The request: Write out the listing from the line with "Reproduce this diagram with TikZ." to the line with "minimum width=2.56cm, minimum", both lines included, exactly and nothing beyond. Leave pictures out.

—————

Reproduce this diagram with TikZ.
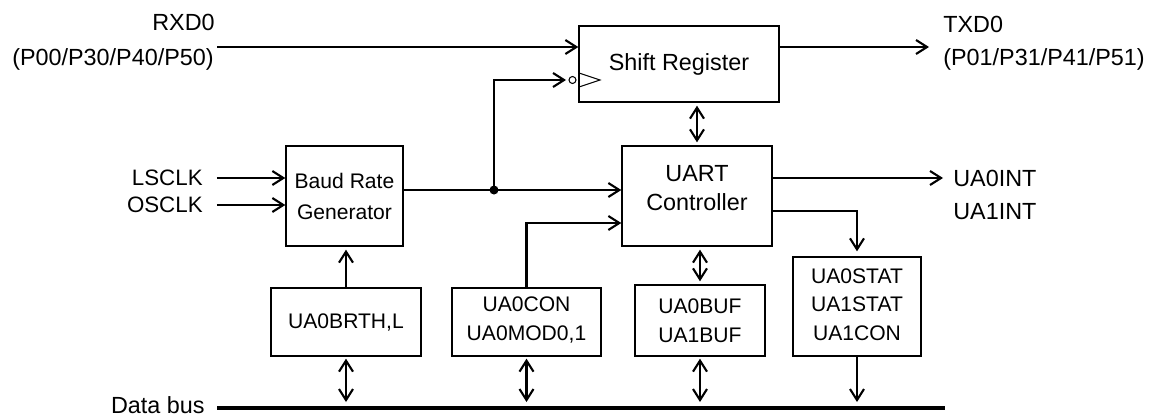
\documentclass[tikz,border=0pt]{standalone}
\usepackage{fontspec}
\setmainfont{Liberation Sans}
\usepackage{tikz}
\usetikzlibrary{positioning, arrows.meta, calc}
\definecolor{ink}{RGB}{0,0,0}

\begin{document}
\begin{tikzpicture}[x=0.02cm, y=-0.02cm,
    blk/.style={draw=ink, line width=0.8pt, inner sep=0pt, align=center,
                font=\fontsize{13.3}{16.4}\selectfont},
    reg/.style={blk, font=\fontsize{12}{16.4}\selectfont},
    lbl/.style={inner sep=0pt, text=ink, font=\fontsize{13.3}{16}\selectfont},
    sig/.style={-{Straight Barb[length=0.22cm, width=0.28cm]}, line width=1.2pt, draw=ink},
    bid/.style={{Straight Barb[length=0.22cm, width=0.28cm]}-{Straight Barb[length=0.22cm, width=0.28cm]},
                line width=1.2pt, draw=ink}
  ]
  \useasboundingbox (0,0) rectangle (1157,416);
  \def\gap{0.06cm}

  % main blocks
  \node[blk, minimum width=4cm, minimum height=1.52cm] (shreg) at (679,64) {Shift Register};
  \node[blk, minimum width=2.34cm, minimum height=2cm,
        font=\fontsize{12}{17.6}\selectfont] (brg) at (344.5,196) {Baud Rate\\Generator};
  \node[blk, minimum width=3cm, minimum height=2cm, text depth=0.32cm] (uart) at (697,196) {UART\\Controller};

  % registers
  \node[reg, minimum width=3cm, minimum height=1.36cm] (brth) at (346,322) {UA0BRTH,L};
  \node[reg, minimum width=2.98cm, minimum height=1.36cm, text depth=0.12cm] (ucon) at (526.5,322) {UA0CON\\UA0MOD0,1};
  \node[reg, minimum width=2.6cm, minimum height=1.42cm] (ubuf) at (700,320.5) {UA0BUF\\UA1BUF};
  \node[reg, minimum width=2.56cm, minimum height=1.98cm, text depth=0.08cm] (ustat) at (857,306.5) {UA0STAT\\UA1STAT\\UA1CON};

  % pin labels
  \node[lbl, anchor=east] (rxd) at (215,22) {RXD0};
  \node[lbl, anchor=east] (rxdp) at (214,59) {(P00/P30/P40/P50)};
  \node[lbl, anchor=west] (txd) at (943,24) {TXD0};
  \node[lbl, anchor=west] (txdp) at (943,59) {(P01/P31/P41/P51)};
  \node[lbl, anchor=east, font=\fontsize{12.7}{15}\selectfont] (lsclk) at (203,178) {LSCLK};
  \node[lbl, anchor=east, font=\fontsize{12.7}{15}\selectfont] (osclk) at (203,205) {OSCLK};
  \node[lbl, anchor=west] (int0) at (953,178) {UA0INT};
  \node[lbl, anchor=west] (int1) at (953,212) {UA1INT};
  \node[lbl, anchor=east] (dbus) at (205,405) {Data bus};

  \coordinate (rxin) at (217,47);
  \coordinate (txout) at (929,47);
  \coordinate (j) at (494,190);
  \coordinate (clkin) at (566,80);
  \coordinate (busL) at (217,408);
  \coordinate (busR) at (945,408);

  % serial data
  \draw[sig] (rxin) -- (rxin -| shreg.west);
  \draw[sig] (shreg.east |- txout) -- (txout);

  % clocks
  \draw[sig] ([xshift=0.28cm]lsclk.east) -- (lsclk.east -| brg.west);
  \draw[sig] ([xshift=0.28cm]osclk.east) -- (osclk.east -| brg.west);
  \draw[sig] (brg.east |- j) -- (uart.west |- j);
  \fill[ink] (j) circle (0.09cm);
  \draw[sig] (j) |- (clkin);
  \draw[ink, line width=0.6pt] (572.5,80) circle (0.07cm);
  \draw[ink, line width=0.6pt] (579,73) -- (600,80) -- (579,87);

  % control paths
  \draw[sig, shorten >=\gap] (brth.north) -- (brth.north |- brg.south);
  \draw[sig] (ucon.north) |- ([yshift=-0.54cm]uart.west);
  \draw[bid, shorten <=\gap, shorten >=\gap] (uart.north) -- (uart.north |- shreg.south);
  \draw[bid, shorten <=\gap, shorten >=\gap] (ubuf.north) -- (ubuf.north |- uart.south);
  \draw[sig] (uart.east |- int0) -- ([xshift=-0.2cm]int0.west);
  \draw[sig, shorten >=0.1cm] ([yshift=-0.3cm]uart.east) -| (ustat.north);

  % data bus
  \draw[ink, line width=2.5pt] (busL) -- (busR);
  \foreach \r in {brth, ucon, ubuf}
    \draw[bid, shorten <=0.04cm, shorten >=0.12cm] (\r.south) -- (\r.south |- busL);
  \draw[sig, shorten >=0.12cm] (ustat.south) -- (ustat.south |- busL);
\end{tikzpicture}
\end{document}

—————

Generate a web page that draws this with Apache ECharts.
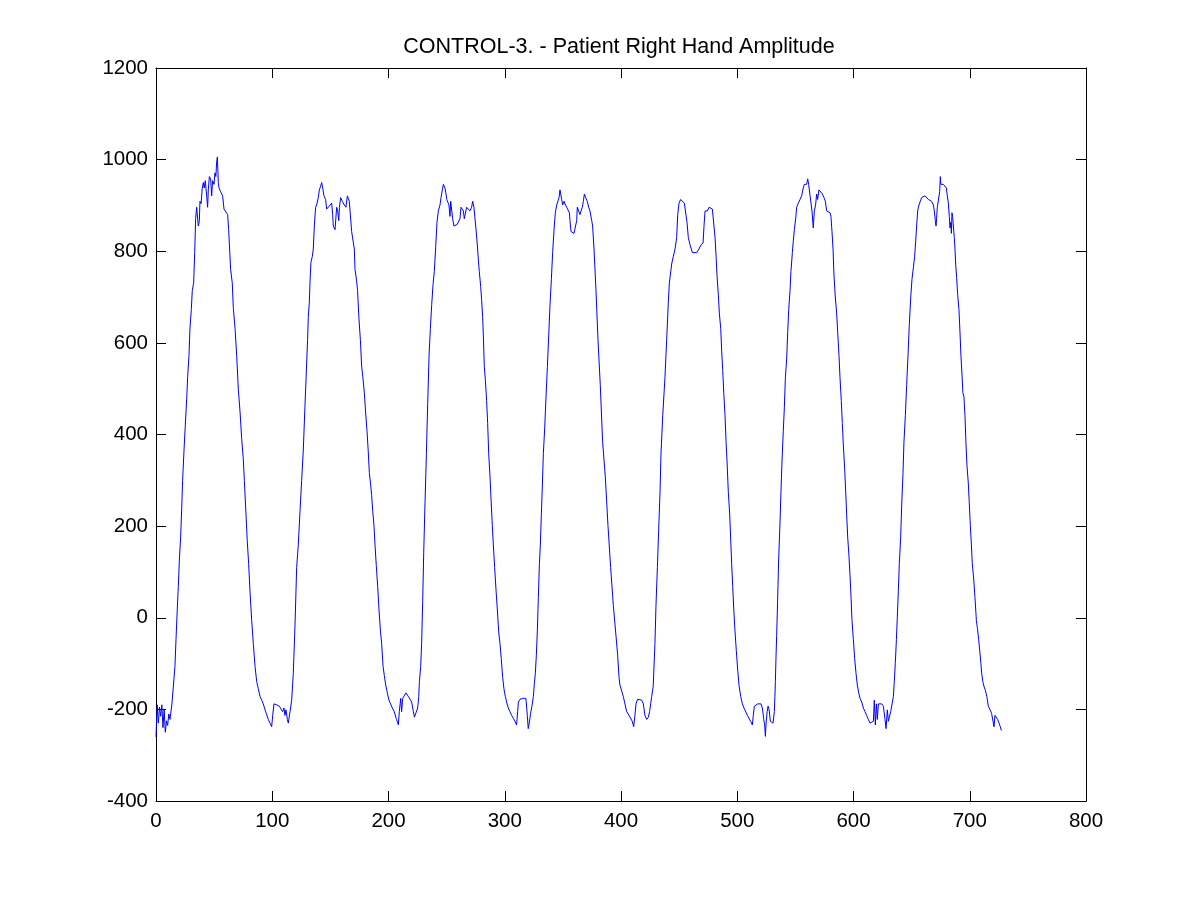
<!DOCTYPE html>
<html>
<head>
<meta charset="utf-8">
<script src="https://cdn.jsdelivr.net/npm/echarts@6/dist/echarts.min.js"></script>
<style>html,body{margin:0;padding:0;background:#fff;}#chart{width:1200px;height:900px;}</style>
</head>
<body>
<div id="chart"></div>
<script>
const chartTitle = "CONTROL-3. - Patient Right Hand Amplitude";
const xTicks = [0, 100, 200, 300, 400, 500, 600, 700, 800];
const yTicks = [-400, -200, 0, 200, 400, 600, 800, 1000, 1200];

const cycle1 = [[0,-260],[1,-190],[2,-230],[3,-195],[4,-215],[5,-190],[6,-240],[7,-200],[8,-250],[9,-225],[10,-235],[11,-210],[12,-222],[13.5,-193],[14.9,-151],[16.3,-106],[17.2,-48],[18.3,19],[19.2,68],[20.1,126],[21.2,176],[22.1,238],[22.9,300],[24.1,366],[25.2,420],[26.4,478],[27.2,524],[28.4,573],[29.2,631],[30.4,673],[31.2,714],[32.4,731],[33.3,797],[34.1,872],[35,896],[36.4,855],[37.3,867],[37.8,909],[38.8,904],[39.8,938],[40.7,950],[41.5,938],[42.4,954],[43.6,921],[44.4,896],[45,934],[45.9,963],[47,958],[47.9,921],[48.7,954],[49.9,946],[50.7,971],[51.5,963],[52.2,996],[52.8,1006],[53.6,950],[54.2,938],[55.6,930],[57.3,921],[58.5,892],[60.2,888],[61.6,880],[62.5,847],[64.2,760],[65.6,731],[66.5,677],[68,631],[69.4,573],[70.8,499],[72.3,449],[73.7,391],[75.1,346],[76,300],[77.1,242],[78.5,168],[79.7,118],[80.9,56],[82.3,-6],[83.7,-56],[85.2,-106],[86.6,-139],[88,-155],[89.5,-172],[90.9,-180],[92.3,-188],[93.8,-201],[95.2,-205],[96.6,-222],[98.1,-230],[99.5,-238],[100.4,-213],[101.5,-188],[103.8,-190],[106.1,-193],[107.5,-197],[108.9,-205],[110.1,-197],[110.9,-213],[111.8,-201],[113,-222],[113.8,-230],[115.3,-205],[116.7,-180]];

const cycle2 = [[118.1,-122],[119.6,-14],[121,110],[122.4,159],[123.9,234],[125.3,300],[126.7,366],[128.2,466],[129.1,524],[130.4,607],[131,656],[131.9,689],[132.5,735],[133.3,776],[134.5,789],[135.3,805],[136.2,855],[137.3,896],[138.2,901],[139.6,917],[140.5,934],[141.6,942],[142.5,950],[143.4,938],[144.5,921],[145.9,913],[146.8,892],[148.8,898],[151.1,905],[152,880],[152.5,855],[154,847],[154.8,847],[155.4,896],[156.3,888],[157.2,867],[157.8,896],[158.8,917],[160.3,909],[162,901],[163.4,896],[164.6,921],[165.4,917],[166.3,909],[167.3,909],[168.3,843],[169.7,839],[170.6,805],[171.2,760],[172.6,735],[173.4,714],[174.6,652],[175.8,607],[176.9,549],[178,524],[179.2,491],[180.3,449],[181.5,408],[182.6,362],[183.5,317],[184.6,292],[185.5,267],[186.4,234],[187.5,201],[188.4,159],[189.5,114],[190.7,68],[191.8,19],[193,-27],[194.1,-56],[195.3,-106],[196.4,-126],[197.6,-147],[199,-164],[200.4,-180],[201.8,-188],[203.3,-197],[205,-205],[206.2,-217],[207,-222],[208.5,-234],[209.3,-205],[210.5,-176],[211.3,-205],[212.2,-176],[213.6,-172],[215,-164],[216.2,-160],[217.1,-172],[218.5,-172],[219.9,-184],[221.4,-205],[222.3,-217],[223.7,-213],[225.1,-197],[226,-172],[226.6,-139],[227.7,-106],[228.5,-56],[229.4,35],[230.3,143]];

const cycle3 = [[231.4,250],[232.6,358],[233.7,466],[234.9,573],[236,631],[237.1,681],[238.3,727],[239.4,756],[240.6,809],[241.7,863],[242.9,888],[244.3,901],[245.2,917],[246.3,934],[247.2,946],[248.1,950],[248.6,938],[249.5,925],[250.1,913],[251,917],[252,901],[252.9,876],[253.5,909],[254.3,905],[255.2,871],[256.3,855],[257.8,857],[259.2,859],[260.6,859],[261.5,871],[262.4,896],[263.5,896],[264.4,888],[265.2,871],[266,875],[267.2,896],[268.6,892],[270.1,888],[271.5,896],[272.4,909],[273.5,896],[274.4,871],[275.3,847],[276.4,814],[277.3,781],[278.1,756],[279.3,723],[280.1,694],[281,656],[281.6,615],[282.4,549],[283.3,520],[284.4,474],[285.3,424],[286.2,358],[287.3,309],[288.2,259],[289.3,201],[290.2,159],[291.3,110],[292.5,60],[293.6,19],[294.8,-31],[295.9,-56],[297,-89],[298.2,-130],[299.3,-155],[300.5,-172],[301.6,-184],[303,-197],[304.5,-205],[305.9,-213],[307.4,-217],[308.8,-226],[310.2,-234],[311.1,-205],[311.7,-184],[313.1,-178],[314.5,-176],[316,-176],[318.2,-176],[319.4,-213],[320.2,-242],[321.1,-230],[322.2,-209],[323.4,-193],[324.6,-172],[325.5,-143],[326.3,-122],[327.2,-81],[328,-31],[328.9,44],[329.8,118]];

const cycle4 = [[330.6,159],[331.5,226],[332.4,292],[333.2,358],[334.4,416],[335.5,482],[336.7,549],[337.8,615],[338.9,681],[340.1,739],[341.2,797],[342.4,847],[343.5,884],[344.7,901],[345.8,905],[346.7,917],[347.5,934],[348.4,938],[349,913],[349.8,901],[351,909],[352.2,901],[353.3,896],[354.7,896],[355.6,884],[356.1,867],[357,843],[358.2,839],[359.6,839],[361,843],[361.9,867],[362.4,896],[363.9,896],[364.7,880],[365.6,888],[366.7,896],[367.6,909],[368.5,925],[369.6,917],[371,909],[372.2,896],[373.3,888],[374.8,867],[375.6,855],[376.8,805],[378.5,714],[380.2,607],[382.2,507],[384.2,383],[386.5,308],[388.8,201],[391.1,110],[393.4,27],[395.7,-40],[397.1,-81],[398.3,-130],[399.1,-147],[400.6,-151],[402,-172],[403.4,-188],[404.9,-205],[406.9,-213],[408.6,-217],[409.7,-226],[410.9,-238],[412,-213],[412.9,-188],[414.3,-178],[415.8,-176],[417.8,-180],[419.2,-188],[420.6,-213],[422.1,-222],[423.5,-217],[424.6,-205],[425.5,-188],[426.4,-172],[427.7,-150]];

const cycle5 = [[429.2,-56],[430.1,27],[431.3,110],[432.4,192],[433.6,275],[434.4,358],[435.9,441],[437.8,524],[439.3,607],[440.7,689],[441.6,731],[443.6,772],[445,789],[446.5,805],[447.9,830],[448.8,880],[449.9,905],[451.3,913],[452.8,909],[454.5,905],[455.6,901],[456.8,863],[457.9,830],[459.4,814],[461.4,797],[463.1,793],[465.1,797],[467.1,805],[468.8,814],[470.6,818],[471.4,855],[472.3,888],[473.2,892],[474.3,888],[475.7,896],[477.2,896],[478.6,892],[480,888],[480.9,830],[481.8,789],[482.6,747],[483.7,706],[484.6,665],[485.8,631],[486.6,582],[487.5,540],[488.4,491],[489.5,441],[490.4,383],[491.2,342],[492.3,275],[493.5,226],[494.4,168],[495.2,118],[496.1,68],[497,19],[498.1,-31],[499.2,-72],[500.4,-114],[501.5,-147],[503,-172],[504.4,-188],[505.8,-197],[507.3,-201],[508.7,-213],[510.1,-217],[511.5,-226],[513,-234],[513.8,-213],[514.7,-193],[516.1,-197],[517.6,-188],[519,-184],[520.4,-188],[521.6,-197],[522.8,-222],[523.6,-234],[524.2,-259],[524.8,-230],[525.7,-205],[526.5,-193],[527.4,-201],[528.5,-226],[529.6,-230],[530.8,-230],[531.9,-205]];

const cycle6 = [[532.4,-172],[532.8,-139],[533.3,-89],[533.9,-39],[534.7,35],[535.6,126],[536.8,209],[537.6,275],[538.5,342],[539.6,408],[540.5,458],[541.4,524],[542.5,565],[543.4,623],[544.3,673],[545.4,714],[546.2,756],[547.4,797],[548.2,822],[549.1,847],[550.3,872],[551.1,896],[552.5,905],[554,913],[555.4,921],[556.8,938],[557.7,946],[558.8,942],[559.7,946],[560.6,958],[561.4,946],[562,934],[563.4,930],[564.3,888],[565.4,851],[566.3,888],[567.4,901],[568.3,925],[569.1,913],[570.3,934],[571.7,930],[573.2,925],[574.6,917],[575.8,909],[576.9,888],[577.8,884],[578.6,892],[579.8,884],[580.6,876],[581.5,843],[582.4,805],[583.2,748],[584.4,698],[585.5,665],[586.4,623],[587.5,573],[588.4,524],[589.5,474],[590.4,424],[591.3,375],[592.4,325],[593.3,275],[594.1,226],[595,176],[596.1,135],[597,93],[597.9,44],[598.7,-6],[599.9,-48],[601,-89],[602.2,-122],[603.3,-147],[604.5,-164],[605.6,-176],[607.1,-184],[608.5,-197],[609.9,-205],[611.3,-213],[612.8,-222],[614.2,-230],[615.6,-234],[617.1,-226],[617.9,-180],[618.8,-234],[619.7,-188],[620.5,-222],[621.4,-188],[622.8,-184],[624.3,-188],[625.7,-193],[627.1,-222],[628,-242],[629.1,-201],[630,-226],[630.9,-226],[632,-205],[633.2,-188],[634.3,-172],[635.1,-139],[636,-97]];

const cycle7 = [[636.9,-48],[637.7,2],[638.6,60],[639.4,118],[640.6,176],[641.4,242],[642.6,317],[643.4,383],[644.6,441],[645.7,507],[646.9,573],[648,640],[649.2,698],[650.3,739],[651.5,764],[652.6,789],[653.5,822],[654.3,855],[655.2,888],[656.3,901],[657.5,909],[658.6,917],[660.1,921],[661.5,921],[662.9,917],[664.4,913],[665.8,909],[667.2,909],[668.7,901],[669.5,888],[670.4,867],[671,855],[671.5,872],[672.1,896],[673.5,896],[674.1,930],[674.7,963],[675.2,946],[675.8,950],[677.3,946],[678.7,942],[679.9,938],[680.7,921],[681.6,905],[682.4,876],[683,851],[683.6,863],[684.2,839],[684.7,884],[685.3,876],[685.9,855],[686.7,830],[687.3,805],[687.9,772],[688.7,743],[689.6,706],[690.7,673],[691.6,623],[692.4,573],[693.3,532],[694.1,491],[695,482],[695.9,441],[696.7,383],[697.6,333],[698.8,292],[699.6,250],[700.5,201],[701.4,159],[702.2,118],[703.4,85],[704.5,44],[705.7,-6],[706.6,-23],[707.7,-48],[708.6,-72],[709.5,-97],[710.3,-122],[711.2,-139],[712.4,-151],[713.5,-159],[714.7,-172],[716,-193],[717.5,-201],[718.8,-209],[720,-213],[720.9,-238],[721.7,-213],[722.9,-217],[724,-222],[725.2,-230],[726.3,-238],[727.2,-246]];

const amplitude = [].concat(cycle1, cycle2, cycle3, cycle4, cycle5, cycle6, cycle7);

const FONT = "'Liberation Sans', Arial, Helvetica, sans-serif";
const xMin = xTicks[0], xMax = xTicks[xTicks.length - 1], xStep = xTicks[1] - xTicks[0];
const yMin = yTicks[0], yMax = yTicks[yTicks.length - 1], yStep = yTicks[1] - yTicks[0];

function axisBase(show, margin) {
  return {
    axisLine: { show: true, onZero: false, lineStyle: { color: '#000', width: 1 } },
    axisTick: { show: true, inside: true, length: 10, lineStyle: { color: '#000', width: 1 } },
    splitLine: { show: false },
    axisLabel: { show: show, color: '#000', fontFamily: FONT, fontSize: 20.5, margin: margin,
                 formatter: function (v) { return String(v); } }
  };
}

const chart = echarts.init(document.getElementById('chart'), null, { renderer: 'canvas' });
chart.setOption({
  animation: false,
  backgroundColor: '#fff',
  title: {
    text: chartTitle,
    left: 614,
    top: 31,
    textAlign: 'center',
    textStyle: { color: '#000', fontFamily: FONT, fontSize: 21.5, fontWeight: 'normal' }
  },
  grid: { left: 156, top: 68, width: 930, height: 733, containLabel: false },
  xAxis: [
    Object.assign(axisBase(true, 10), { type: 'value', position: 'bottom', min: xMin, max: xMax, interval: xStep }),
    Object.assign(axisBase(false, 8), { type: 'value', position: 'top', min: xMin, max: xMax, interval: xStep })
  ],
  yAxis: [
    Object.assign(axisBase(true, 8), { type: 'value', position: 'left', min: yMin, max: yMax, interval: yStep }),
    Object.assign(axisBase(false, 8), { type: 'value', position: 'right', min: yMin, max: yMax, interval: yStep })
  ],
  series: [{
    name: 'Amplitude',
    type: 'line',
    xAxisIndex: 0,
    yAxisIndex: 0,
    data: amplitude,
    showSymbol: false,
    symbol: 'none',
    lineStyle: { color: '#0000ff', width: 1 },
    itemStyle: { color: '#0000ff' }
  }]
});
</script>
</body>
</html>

—————

Final result:
Reproduce this diagram with TikZ.
\documentclass[tikz,border=0pt]{standalone}
\usepackage{fontspec}
\setmainfont{Liberation Sans}
\usepackage{tikz}
\usetikzlibrary{positioning, arrows.meta, calc}
\definecolor{ink}{RGB}{0,0,0}

\begin{document}
\begin{tikzpicture}[x=0.02cm, y=-0.02cm,
    blk/.style={draw=ink, line width=0.8pt, inner sep=0pt, align=center,
                font=\fontsize{13.3}{16.4}\selectfont},
    reg/.style={blk, font=\fontsize{12}{16.4}\selectfont},
    lbl/.style={inner sep=0pt, text=ink, font=\fontsize{13.3}{16}\selectfont},
    sig/.style={-{Straight Barb[length=0.22cm, width=0.28cm]}, line width=1.2pt, draw=ink},
    bid/.style={{Straight Barb[length=0.22cm, width=0.28cm]}-{Straight Barb[length=0.22cm, width=0.28cm]},
                line width=1.2pt, draw=ink}
  ]
  \useasboundingbox (0,0) rectangle (1157,416);
  \def\gap{0.06cm}

  % main blocks
  \node[blk, minimum width=4cm, minimum height=1.52cm] (shreg) at (679,64) {Shift Register};
  \node[blk, minimum width=2.34cm, minimum height=2cm,
        font=\fontsize{12}{17.6}\selectfont] (brg) at (344.5,196) {Baud Rate\\Generator};
  \node[blk, minimum width=3cm, minimum height=2cm, text depth=0.32cm] (uart) at (697,196) {UART\\Controller};

  % registers
  \node[reg, minimum width=3cm, minimum height=1.36cm] (brth) at (346,322) {UA0BRTH,L};
  \node[reg, minimum width=2.98cm, minimum height=1.36cm, text depth=0.12cm] (ucon) at (526.5,322) {UA0CON\\UA0MOD0,1};
  \node[reg, minimum width=2.6cm, minimum height=1.42cm] (ubuf) at (700,320.5) {UA0BUF\\UA1BUF};
  \node[reg, minimum width=2.56cm, minimum height=1.98cm, text depth=0.08cm] (ustat) at (857,306.5) {UA0STAT\\UA1STAT\\UA1CON};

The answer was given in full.